▸ **EXERCISE AIM**: Please retype the records below exactly, leaving out any pictures.

* BEGIN DATA FOR THIS EXERCISE *

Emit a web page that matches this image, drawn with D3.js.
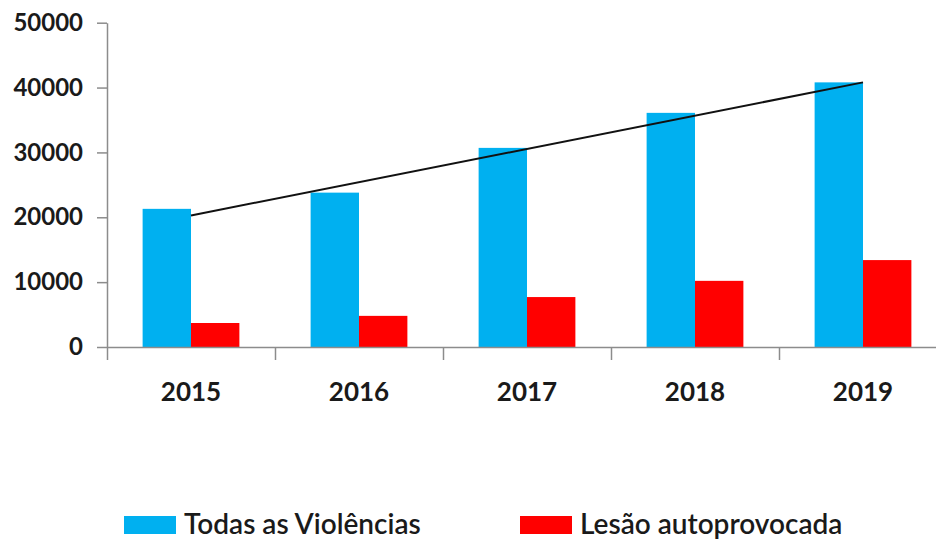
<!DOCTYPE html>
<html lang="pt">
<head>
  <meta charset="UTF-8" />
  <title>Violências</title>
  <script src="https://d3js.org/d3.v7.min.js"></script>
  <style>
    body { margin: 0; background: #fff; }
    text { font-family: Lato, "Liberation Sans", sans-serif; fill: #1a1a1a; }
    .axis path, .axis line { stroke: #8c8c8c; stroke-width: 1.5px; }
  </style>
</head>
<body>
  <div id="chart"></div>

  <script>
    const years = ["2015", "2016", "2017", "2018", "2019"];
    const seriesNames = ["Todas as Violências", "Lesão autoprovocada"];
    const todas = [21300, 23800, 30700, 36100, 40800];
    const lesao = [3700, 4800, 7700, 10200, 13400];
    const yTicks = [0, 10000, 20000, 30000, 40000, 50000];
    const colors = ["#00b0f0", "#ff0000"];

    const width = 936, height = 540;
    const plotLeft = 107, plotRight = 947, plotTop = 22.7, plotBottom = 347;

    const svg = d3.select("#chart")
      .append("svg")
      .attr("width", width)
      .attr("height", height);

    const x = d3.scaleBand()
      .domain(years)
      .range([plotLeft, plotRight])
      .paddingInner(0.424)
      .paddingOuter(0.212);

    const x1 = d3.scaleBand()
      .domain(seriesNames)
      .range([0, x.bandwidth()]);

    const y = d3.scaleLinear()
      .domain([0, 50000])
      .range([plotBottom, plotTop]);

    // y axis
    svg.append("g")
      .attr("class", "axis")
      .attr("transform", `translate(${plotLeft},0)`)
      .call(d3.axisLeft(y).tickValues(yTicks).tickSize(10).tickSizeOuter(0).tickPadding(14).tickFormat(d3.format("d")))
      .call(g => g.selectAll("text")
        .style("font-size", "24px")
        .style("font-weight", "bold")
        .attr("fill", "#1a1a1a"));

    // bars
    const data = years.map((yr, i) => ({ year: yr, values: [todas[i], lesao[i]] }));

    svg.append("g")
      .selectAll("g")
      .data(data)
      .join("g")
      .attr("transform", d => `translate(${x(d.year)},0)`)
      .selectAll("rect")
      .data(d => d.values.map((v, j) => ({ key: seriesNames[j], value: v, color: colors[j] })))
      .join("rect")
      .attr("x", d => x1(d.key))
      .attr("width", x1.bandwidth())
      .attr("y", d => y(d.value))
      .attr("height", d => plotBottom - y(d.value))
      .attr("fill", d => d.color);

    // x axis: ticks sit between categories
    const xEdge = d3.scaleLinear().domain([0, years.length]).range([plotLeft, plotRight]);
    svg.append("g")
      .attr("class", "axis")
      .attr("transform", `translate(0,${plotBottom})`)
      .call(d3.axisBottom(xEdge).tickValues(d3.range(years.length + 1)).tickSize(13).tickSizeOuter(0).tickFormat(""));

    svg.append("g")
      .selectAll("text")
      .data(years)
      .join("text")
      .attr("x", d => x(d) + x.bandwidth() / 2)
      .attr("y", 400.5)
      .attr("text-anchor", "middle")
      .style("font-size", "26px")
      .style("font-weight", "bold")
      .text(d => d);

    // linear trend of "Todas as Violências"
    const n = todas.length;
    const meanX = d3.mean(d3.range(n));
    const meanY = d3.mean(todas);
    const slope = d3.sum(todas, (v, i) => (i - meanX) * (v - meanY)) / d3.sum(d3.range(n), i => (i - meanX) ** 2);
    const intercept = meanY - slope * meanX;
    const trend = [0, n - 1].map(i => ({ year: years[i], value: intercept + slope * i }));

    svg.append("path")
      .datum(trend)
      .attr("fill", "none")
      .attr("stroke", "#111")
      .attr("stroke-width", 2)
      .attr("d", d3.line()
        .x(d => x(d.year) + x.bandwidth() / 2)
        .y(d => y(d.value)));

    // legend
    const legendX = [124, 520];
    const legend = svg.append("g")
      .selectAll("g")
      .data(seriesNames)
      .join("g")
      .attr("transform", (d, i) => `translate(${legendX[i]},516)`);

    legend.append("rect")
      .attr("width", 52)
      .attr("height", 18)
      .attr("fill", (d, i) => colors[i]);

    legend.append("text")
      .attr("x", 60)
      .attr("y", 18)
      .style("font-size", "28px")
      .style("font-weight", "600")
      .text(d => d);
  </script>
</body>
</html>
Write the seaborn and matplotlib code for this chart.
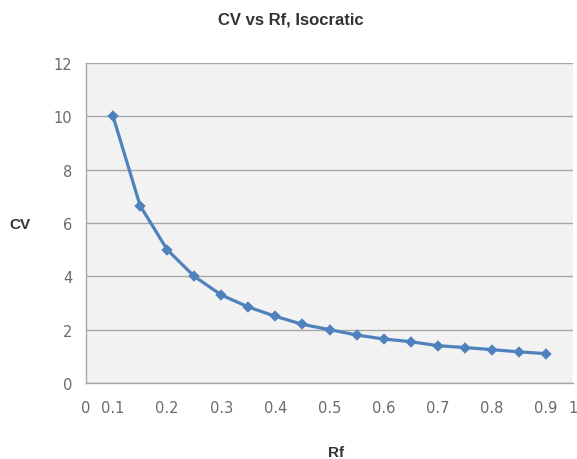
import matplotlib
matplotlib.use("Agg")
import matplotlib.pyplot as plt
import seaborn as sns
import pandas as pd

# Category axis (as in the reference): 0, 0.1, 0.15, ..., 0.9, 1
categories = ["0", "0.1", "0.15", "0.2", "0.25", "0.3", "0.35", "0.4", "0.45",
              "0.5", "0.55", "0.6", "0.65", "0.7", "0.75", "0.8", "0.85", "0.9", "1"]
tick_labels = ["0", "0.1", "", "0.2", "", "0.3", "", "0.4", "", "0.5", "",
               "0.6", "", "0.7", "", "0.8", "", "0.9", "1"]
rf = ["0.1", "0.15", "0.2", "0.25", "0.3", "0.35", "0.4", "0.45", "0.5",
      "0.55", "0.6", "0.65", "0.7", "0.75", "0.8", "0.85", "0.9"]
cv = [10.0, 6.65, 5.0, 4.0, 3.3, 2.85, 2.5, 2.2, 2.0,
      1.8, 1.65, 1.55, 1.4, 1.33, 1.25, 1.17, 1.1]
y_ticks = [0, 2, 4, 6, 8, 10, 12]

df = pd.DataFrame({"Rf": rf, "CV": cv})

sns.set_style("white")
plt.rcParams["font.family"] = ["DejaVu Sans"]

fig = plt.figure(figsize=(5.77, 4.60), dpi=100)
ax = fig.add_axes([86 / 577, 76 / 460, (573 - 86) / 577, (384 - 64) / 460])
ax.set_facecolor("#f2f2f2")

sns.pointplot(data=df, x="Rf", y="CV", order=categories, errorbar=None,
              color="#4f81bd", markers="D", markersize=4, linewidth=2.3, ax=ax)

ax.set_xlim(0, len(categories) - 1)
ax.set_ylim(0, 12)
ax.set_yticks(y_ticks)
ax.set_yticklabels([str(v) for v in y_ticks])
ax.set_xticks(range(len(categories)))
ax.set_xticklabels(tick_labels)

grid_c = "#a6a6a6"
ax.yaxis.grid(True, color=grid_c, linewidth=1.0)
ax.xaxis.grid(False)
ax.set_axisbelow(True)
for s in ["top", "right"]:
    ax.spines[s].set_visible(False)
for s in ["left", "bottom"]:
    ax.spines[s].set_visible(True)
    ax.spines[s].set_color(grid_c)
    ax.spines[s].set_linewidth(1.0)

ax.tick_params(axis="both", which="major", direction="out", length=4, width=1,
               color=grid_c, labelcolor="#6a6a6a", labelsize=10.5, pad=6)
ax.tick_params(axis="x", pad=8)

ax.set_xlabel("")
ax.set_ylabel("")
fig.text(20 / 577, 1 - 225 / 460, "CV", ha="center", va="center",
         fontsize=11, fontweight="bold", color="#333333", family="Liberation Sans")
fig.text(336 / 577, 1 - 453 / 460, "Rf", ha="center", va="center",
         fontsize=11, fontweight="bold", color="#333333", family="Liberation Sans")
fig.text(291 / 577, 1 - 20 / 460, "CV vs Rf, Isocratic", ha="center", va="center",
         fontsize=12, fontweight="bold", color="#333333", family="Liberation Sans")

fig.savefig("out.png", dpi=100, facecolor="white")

* END DATA FOR THIS EXERCISE *

▸ **CORRECT ANSWER**:
Emit a web page that matches this image, drawn with D3.js.
<!DOCTYPE html>
<html lang="pt">
<head>
  <meta charset="UTF-8" />
  <title>Violências</title>
  <script src="https://d3js.org/d3.v7.min.js"></script>
  <style>
    body { margin: 0; background: #fff; }
    text { font-family: Lato, "Liberation Sans", sans-serif; fill: #1a1a1a; }
    .axis path, .axis line { stroke: #8c8c8c; stroke-width: 1.5px; }
  </style>
</head>
<body>
  <div id="chart"></div>

  <script>
    const years = ["2015", "2016", "2017", "2018", "2019"];
    const seriesNames = ["Todas as Violências", "Lesão autoprovocada"];
    const todas = [21300, 23800, 30700, 36100, 40800];
    const lesao = [3700, 4800, 7700, 10200, 13400];
    const yTicks = [0, 10000, 20000, 30000, 40000, 50000];
    const colors = ["#00b0f0", "#ff0000"];

    const width = 936, height = 540;
    const plotLeft = 107, plotRight = 947, plotTop = 22.7, plotBottom = 347;

    const svg = d3.select("#chart")
      .append("svg")
      .attr("width", width)
      .attr("height", height);

    const x = d3.scaleBand()
      .domain(years)
      .range([plotLeft, plotRight])
      .paddingInner(0.424)
      .paddingOuter(0.212);

    const x1 = d3.scaleBand()
      .domain(seriesNames)
      .range([0, x.bandwidth()]);

    const y = d3.scaleLinear()
      .domain([0, 50000])
      .range([plotBottom, plotTop]);

    // y axis
    svg.append("g")
      .attr("class", "axis")
      .attr("transform", `translate(${plotLeft},0)`)
      .call(d3.axisLeft(y).tickValues(yTicks).tickSize(10).tickSizeOuter(0).tickPadding(14).tickFormat(d3.format("d")))
      .call(g => g.selectAll("text")
        .style("font-size", "24px")
        .style("font-weight", "bold")
        .attr("fill", "#1a1a1a"));

    // bars
    const data = years.map((yr, i) => ({ year: yr, values: [todas[i], lesao[i]] }));

    svg.append("g")
      .selectAll("g")
      .data(data)
      .join("g")
      .attr("transform", d => `translate(${x(d.year)},0)`)
      .selectAll("rect")
      .data(d => d.values.map((v, j) => ({ key: seriesNames[j], value: v, color: colors[j] })))
      .join("rect")
      .attr("x", d => x1(d.key))
      .attr("width", x1.bandwidth())
      .attr("y", d => y(d.value))
      .attr("height", d => plotBottom - y(d.value))
      .attr("fill", d => d.color);

    // x axis: ticks sit between categories
    const xEdge = d3.scaleLinear().domain([0, years.length]).range([plotLeft, plotRight]);
    svg.append("g")
      .attr("class", "axis")
      .attr("transform", `translate(0,${plotBottom})`)
      .call(d3.axisBottom(xEdge).tickValues(d3.range(years.length + 1)).tickSize(13).tickSizeOuter(0).tickFormat(""));

    svg.append("g")
      .selectAll("text")
      .data(years)
      .join("text")
      .attr("x", d => x(d) + x.bandwidth() / 2)
      .attr("y", 400.5)
      .attr("text-anchor", "middle")
      .style("font-size", "26px")
      .style("font-weight", "bold")
      .text(d => d);

    // linear trend of "Todas as Violências"
    const n = todas.length;
    const meanX = d3.mean(d3.range(n));
    const meanY = d3.mean(todas);
    const slope = d3.sum(todas, (v, i) => (i - meanX) * (v - meanY)) / d3.sum(d3.range(n), i => (i - meanX) ** 2);
    const intercept = meanY - slope * meanX;
    const trend = [0, n - 1].map(i => ({ year: years[i], value: intercept + slope * i }));

    svg.append("path")
      .datum(trend)
      .attr("fill", "none")
      .attr("stroke", "#111")
      .attr("stroke-width", 2)
      .attr("d", d3.line()
        .x(d => x(d.year) + x.bandwidth() / 2)
        .y(d => y(d.value)));

    // legend
    const legendX = [124, 520];
    const legend = svg.append("g")
      .selectAll("g")
      .data(seriesNames)
      .join("g")
      .attr("transform", (d, i) => `translate(${legendX[i]},516)`);

    legend.append("rect")
      .attr("width", 52)
      .attr("height", 18)
      .attr("fill", (d, i) => colors[i]);

    legend.append("text")
      .attr("x", 60)
      .attr("y", 18)
      .style("font-size", "28px")
      .style("font-weight", "600")
      .text(d => d);
  </script>
</body>
</html>
Write the seaborn and matplotlib code for this chart.
import matplotlib
matplotlib.use("Agg")
import matplotlib.pyplot as plt
import seaborn as sns
import pandas as pd

# Category axis (as in the reference): 0, 0.1, 0.15, ..., 0.9, 1
categories = ["0", "0.1", "0.15", "0.2", "0.25", "0.3", "0.35", "0.4", "0.45",
              "0.5", "0.55", "0.6", "0.65", "0.7", "0.75", "0.8", "0.85", "0.9", "1"]
tick_labels = ["0", "0.1", "", "0.2", "", "0.3", "", "0.4", "", "0.5", "",
               "0.6", "", "0.7", "", "0.8", "", "0.9", "1"]
rf = ["0.1", "0.15", "0.2", "0.25", "0.3", "0.35", "0.4", "0.45", "0.5",
      "0.55", "0.6", "0.65", "0.7", "0.75", "0.8", "0.85", "0.9"]
cv = [10.0, 6.65, 5.0, 4.0, 3.3, 2.85, 2.5, 2.2, 2.0,
      1.8, 1.65, 1.55, 1.4, 1.33, 1.25, 1.17, 1.1]
y_ticks = [0, 2, 4, 6, 8, 10, 12]

df = pd.DataFrame({"Rf": rf, "CV": cv})

sns.set_style("white")
plt.rcParams["font.family"] = ["DejaVu Sans"]

fig = plt.figure(figsize=(5.77, 4.60), dpi=100)
ax = fig.add_axes([86 / 577, 76 / 460, (573 - 86) / 577, (384 - 64) / 460])
ax.set_facecolor("#f2f2f2")

sns.pointplot(data=df, x="Rf", y="CV", order=categories, errorbar=None,
              color="#4f81bd", markers="D", markersize=4, linewidth=2.3, ax=ax)

ax.set_xlim(0, len(categories) - 1)
ax.set_ylim(0, 12)
ax.set_yticks(y_ticks)
ax.set_yticklabels([str(v) for v in y_ticks])
ax.set_xticks(range(len(categories)))
ax.set_xticklabels(tick_labels)

grid_c = "#a6a6a6"
ax.yaxis.grid(True, color=grid_c, linewidth=1.0)
ax.xaxis.grid(False)
ax.set_axisbelow(True)
for s in ["top", "right"]:
    ax.spines[s].set_visible(False)
for s in ["left", "bottom"]:
    ax.spines[s].set_visible(True)
    ax.spines[s].set_color(grid_c)
    ax.spines[s].set_linewidth(1.0)

ax.tick_params(axis="both", which="major", direction="out", length=4, width=1,
               color=grid_c, labelcolor="#6a6a6a", labelsize=10.5, pad=6)
ax.tick_params(axis="x", pad=8)

ax.set_xlabel("")
ax.set_ylabel("")
fig.text(20 / 577, 1 - 225 / 460, "CV", ha="center", va="center",
         fontsize=11, fontweight="bold", color="#333333", family="Liberation Sans")
fig.text(336 / 577, 1 - 453 / 460, "Rf", ha="center", va="center",
         fontsize=11, fontweight="bold", color="#333333", family="Liberation Sans")
fig.text(291 / 577, 1 - 20 / 460, "CV vs Rf, Isocratic", ha="center", va="center",
         fontsize=12, fontweight="bold", color="#333333", family="Liberation Sans")

fig.savefig("out.png", dpi=100, facecolor="white")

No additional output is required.